··· Record excerpts

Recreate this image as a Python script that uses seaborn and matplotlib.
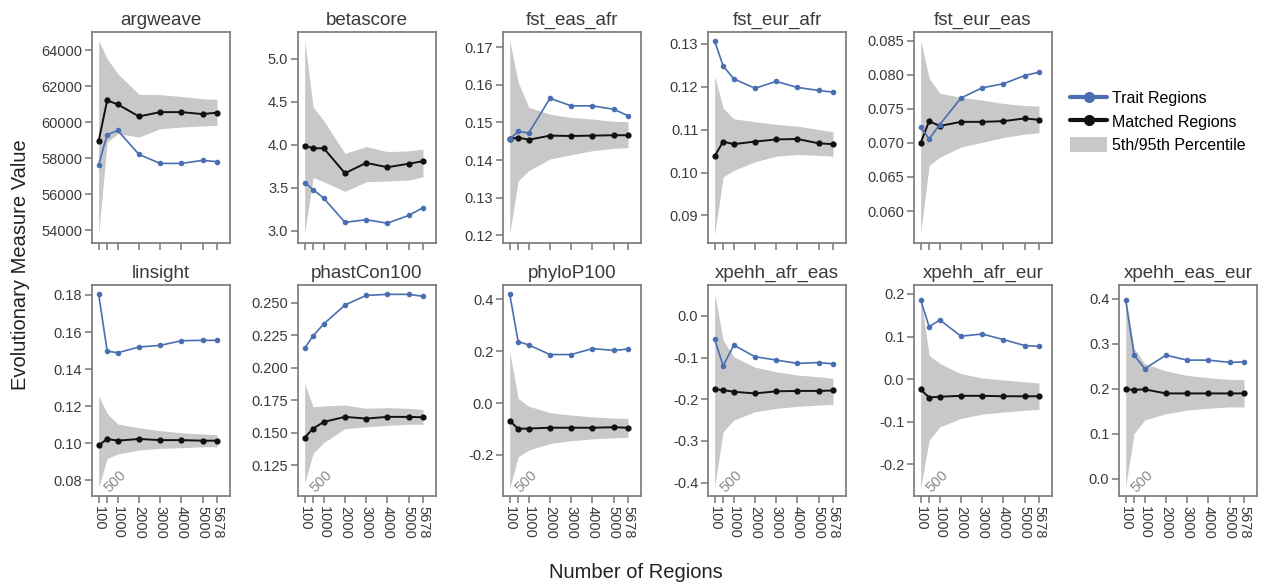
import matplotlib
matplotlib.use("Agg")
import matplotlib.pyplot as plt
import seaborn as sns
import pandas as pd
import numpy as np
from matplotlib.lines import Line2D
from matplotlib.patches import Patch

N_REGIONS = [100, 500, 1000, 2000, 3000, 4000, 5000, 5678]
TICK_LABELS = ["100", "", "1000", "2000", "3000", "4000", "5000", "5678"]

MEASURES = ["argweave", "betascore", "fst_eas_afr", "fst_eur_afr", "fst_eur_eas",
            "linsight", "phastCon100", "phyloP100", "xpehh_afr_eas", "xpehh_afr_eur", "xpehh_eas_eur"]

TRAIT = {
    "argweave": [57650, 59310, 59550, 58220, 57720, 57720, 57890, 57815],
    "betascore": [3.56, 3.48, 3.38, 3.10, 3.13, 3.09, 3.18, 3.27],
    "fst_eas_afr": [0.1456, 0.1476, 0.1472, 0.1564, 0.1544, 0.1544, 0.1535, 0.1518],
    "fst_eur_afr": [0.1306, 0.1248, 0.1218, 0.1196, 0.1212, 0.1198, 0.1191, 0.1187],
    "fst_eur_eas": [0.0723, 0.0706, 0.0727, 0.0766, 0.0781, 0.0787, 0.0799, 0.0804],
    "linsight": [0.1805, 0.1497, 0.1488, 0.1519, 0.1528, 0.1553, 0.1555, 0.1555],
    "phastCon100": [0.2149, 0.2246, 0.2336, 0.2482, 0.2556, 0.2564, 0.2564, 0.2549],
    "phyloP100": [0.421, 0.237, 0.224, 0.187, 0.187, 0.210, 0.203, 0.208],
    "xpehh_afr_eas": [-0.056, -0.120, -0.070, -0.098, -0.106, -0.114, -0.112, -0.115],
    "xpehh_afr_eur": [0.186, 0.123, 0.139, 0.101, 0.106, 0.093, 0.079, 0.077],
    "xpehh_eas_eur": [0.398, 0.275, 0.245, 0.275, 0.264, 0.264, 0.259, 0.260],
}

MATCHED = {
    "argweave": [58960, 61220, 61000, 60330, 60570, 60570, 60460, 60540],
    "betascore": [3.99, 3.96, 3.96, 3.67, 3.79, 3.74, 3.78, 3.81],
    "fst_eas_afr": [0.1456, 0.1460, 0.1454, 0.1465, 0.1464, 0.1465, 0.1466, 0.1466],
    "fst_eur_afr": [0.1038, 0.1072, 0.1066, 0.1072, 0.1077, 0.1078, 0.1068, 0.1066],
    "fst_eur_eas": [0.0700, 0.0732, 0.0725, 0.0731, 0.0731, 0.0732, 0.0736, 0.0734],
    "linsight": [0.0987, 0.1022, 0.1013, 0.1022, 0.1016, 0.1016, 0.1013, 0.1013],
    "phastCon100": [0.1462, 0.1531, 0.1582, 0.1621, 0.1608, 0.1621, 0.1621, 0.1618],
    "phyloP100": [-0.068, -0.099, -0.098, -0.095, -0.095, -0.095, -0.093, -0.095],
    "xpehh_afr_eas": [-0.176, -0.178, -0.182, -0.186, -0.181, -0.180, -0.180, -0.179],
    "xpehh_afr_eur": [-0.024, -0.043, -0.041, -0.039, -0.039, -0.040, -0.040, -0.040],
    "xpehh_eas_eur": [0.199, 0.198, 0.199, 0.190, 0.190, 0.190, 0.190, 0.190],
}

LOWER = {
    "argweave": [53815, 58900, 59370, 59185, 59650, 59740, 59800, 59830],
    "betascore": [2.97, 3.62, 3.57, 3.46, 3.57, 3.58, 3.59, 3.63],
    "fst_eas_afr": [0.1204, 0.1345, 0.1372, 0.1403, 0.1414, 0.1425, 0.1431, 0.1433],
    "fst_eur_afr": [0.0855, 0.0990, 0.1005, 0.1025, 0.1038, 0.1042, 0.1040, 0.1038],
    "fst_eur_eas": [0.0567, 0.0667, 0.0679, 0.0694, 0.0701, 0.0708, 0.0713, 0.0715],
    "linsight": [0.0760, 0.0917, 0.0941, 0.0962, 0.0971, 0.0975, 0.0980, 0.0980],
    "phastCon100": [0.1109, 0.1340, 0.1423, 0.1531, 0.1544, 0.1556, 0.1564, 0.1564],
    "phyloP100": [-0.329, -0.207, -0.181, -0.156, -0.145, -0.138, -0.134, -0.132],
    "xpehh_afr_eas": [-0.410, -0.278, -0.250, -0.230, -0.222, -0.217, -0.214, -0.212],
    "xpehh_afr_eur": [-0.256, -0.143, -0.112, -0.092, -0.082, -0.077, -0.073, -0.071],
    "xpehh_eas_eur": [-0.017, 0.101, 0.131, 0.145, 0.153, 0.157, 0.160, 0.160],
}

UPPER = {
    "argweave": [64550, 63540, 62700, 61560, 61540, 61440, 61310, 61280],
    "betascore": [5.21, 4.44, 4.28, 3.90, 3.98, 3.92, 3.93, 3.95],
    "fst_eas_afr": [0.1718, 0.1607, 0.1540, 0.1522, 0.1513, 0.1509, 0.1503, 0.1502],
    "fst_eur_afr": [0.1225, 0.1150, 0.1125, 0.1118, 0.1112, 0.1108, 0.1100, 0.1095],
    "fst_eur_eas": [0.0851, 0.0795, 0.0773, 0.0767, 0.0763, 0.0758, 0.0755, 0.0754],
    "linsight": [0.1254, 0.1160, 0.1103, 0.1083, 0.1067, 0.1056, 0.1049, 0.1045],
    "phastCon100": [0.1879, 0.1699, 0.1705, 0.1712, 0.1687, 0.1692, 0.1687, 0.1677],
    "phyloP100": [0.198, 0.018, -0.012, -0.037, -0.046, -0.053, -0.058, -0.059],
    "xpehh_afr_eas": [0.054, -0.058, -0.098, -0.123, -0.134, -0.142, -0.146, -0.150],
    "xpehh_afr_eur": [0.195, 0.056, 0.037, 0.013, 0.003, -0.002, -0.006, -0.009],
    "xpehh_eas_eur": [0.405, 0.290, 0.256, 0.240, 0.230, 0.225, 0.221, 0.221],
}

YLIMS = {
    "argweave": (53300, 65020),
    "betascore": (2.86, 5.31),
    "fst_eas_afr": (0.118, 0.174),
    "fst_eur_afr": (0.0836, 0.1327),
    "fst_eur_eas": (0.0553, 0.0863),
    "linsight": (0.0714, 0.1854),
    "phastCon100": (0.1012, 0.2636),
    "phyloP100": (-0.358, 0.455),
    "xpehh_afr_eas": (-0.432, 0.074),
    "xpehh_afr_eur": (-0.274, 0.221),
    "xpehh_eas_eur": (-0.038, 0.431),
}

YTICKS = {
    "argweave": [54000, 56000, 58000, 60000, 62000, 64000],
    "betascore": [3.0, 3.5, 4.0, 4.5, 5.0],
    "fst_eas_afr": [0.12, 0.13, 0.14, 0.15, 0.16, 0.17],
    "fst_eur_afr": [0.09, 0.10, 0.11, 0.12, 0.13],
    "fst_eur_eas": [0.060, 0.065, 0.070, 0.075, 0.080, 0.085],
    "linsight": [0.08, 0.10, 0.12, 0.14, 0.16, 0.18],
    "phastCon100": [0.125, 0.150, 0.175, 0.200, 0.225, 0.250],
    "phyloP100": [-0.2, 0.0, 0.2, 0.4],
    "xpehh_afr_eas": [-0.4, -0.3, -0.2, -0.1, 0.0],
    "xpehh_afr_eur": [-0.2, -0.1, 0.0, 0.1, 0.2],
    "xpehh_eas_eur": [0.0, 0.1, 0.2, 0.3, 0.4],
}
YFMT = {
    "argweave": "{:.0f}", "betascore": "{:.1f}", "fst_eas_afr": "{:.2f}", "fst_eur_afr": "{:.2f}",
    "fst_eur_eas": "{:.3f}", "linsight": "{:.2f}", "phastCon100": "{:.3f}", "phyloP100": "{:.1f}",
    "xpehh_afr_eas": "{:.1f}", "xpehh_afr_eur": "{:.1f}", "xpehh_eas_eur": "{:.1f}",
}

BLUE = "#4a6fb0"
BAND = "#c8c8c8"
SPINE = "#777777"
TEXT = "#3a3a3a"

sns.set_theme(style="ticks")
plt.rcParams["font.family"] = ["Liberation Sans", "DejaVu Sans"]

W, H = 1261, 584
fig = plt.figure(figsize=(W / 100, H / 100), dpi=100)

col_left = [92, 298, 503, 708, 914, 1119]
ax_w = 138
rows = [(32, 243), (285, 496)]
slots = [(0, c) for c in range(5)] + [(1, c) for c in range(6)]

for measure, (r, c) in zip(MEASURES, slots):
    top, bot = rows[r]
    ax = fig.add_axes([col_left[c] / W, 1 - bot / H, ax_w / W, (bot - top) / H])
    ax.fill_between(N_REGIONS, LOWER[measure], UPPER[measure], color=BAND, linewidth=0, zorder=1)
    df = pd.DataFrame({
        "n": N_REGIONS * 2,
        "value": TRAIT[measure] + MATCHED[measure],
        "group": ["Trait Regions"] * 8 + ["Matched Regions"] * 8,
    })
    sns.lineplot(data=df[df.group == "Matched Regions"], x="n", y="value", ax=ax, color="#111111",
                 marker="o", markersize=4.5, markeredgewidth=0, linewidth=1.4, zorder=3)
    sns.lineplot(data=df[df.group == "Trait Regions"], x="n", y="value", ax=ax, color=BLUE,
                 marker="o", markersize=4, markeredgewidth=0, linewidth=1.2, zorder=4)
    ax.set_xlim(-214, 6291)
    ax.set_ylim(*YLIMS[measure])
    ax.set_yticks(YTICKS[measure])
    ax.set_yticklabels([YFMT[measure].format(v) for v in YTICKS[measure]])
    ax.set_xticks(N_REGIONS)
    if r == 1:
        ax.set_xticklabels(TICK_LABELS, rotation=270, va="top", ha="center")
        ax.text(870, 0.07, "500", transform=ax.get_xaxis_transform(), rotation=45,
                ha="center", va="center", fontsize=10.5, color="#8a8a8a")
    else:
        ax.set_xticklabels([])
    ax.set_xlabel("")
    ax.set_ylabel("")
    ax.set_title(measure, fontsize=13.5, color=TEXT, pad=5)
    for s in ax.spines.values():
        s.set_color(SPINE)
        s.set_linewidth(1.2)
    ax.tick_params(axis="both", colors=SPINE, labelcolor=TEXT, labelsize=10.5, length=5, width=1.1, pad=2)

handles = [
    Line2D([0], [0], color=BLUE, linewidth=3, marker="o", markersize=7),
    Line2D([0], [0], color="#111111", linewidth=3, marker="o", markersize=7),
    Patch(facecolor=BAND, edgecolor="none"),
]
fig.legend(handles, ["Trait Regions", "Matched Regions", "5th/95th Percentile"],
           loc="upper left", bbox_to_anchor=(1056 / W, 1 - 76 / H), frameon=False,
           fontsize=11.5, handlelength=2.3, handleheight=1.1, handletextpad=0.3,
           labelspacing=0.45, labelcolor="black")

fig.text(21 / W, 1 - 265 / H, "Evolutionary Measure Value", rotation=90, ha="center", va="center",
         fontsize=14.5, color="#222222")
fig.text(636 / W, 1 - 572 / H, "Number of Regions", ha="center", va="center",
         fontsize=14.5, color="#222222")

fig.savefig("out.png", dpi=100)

······
··· Record excerpts

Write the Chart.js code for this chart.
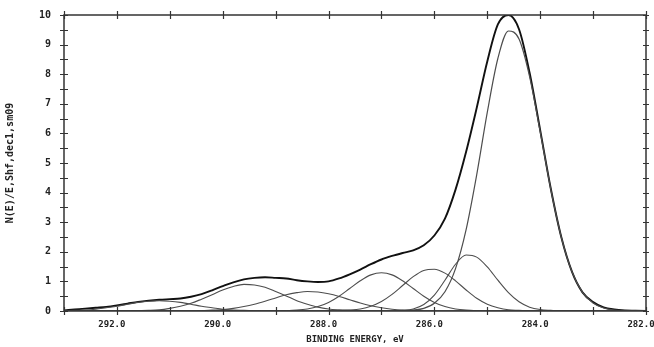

······

*Written instruction*
Restate word for word the lines that begin at the one with "Recreate this image" and end at the one with "from matplotlib.patches import Patch", including both, and leave every picture aside.

*Complete response*
Recreate this image as a Python script that uses seaborn and matplotlib.
import matplotlib
matplotlib.use("Agg")
import matplotlib.pyplot as plt
import seaborn as sns
import pandas as pd
import numpy as np
from matplotlib.lines import Line2D
from matplotlib.patches import Patch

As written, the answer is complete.